▸ Exercise details: Extract, from the listing that follows, each line containing the word "with".

▸ Data for the task:
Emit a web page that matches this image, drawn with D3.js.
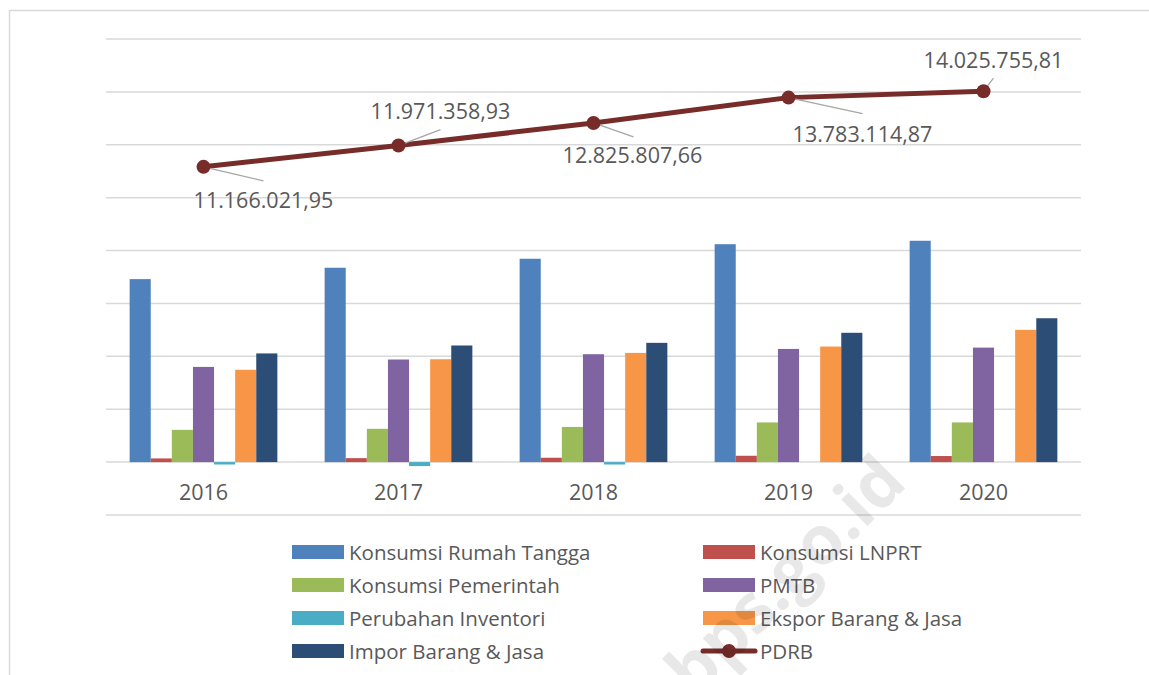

---

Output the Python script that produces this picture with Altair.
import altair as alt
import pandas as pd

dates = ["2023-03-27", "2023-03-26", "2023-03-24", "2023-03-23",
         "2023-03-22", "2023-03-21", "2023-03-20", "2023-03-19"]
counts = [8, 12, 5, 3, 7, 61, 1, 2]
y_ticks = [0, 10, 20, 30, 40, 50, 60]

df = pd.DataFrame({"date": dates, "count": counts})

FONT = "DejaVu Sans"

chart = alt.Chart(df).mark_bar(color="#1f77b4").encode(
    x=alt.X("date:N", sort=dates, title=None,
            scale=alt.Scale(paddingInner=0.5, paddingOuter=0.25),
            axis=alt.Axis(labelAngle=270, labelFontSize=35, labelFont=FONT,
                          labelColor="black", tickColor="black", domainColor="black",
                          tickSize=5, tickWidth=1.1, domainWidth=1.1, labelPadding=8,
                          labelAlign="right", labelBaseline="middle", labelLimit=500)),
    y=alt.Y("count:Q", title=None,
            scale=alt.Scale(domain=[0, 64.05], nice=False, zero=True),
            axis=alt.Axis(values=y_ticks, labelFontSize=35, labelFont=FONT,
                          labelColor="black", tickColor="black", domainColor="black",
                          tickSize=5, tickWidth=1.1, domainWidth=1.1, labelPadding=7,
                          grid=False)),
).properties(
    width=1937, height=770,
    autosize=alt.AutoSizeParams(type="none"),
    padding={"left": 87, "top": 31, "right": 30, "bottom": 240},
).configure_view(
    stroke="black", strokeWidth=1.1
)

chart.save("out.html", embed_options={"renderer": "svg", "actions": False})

▸ Result for this task:
Emit a web page that matches this image, drawn with D3.js.
Output the Python script that produces this picture with Altair.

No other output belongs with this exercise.